A ‘Marshall Plan’ for the newspapers
Steve Safran September 4th, 2006
“Newspaper industry leaders are frogs in a pot. The water’s starting to boil, and it’s time to jump,” writes Tom Mohr in Editor and Publisher. Mohr, who was the president of Knight-Ridder Digital, puts forward a manifesto for saving newspaper companies by making sweeping changes to their industry. “Only 19 percent of 18-34 year olds read a daily newspaper; 44 percent of them go to a web news portal,” he points out. Mohr outlines a “Marshall Plan” for the papers - and it’s a good one. The question is: will the industry listen, or is it too late?


5 Comments Add your own
1. Tim | September 4th, 2006 at 2:44 pm
He has many good points, but if you look at it from a different angle, why not just create a WordPress/Typepad/Blogger account for each local paper, and hook in Adsense? That could be the common platform he’s talking about for news and content management, at least, and I’m sure the costs would be less than “rolling their own”.
Here’s another idea- cede the national and international news to online, and quit paying AP and other sources for it. Make the local paper only local, thereby reducing the size of most papers (and the paper costs) by about a third; further reduce paper costs by going to magazine size. Quit handling flyers for national firms such as Penney’s and Best Buy, in fact don’t bother with the expense of inserts at all.
Now that the costs are down, devote the staff to doing the best damn stories they can do on the local level.

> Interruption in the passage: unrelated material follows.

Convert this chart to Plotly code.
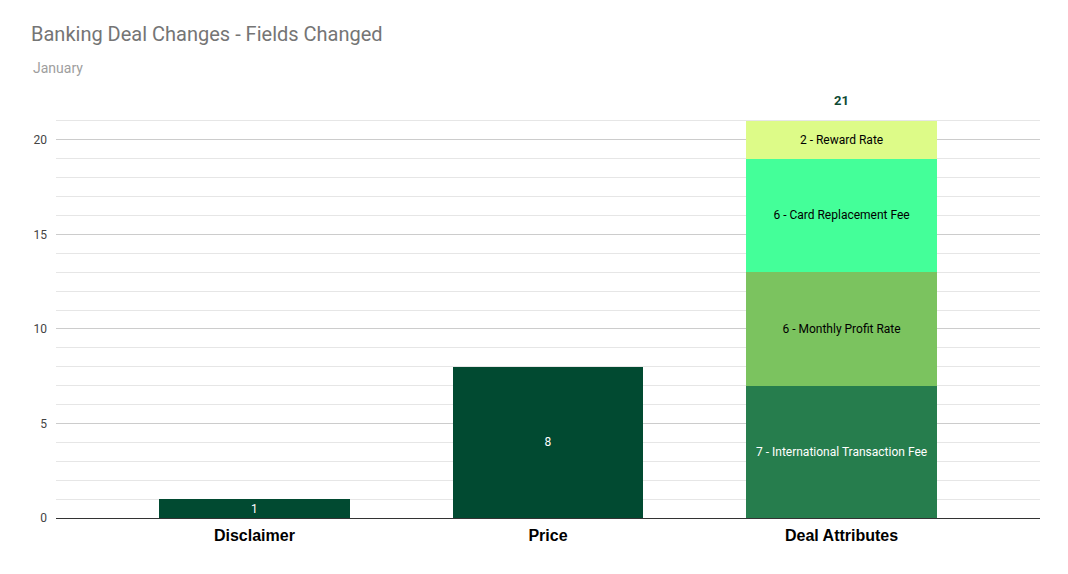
import plotly.graph_objects as go

categories = ["Disclaimer", "Price", "Deal Attributes"]
single_values = [1, 8]  # Disclaimer, Price
attr_names = ["International Transaction Fee", "Monthly Profit Rate", "Card Replacement Fee", "Reward Rate"]
attr_values = [7, 6, 6, 2]
attr_colors = ["#267d4d", "#7bc35f", "#44ff99", "#ddfb88"]
attr_text_colors = ["#ffffff", "#000000", "#000000", "#000000"]
dark_green = "#014a31"

OFF = 8  # page body margin offset

fig = go.Figure()
fig.add_trace(go.Bar(
    x=categories[:2], y=single_values, marker=dict(color=dark_green, line=dict(width=0)),
    text=[str(v) for v in single_values], textposition="inside", insidetextanchor="middle",
    textangle=0, constraintext="none",
    textfont=dict(color="white", size=12, family="Roboto"), width=0.65, showlegend=False,
))
for name, v, c, tc in zip(attr_names, attr_values, attr_colors, attr_text_colors):
    fig.add_trace(go.Bar(
        x=[categories[2]], y=[v], marker=dict(color=c, line=dict(width=0)),
        text=[f"{v} - {name}"], textposition="inside", insidetextanchor="middle",
        textangle=0, constraintext="none",
        textfont=dict(color=tc, size=12, family="Roboto"), width=0.65, showlegend=False,
    ))

total = sum(attr_values)
fig.add_annotation(x=categories[2], y=total, text=f"<b>{total}</b>", showarrow=False,
                   yshift=20, font=dict(color="#0d4a33", size=13, family="Roboto"))

W, H = 1068, 574
pl, pr, pt, pb = 56 - OFF, W - (1040 - OFF), 102 - OFF, H - (518 - OFF)
pw, ph = W - pl - pr, H - pt - pb

fig.update_layout(
    barmode="stack",
    width=W, height=H,
    margin=dict(l=pl, r=pr, t=pt, b=pb),
    paper_bgcolor="white", plot_bgcolor="white",
    title=dict(text="Banking Deal Changes - Fields Changed", x=(31 - OFF) / W, xanchor="left",
               y=1 - (34 - OFF) / H, yanchor="middle",
               font=dict(family="Roboto", size=20, color="#757575")),
    font=dict(family="Roboto"),
)
fig.add_annotation(text="January", xref="paper", yref="paper", x=(31 - 56) / pw,
                   y=1 + (102 - 68) / ph,
                   xanchor="left", yanchor="middle", showarrow=False,
                   font=dict(family="Roboto", size=14, color="#9e9e9e"))

fig.update_xaxes(range=[-0.676, 2.676], showgrid=False, showline=False,
                 tickfont=dict(family="Arial", size=16, color="#000000"),
                 tickvals=categories, ticktext=[f"<b>{c}</b>" for c in categories], ticks="",
                 ticklabelstandoff=6)
fig.update_yaxes(range=[0, 22], dtick=5, showgrid=True, gridcolor="#cccccc", gridwidth=1,
                 zeroline=True, zerolinecolor="#333333", zerolinewidth=1,
                 minor=dict(dtick=1, showgrid=True, gridcolor="#e6e6e6", gridwidth=1),
                 tickfont=dict(family="Roboto", size=12, color="#444444"), ticks="",
                 ticklabelstandoff=8)

fig.write_html("out.html")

Surveys (at least in our area) showed people wanted more local coverage, but what did we get? Additional little city-section newspapers, at additional cost, delivered by mail about once a week. I’m assuming the additional ad sales in those cover the printing and paper costs, but it’s got to be a razor-thin margin. Why not put that affort and that content into the newly-localized paper and eliminate the extra ones?
Third idea: where are the statistics about how many NON-internet-connected people read the paper? I know online is “hot” among some 18-34 year olds, etcetera but is the market penetration of computers enough to start ignoring the non-connected?
2. Emery Jeffreys | September 4th, 2006 at 7:18 pm
Newspapers must do something to preserve the industry, but a lot of Tom Mohr’s statements are hogwash.
Specifically, there has plenty of innovation by online newspapers.
On one hand he dismisses the vlaue of “local” and in another statement says that outside forces can’t reckon with the vlaue of local branding.
The common platoform is just a marketing idea to squeeze a bunch of cash out of newspapers in some scheme like the Knight-Ridder tablet. And it probalby would border on a real anti-trust problem.
Newspapers have plenty of problems and I doubt if Mohr’s plan will solve many of them.
3. Joe | September 5th, 2006 at 10:11 am
It is beyond past being “too late” for newspapers. Time for the frogs to jump ship, because television and radio are in the boats right behind you ready to go over the falls. The wreckage of the recording industry ships are waiting on the other side.
4. Devin | September 6th, 2006 at 9:14 pm
This guy is so caught up in his business-speak that he can hardly string together a clear sentence. Regardless, he’s right about most of it except for the very first point.
It is true that innovation has not come from the newspapers, but he’s wrong about the reason why. You don’t need a Ph.D. in Computer Science to create something innovative and new; you just need to be willing to do it. Craigslist is a great example of this: it is simple, ugly, cheap, but amazingly effective and profitable. The newspapers would never do anything like it, though, because they weren’t willing to jeopardize their existing classifieds revenue by offering free online ads. They were like the monkey that would rather starve to death than let go of the fruit in a bottle.
In the end, it doesn’t take much technical skill to create a cool site, it just takes the guts to do it.
5. tx | January 18th, 2008 at 2:14 pm
Wow, thanks for the excellent information!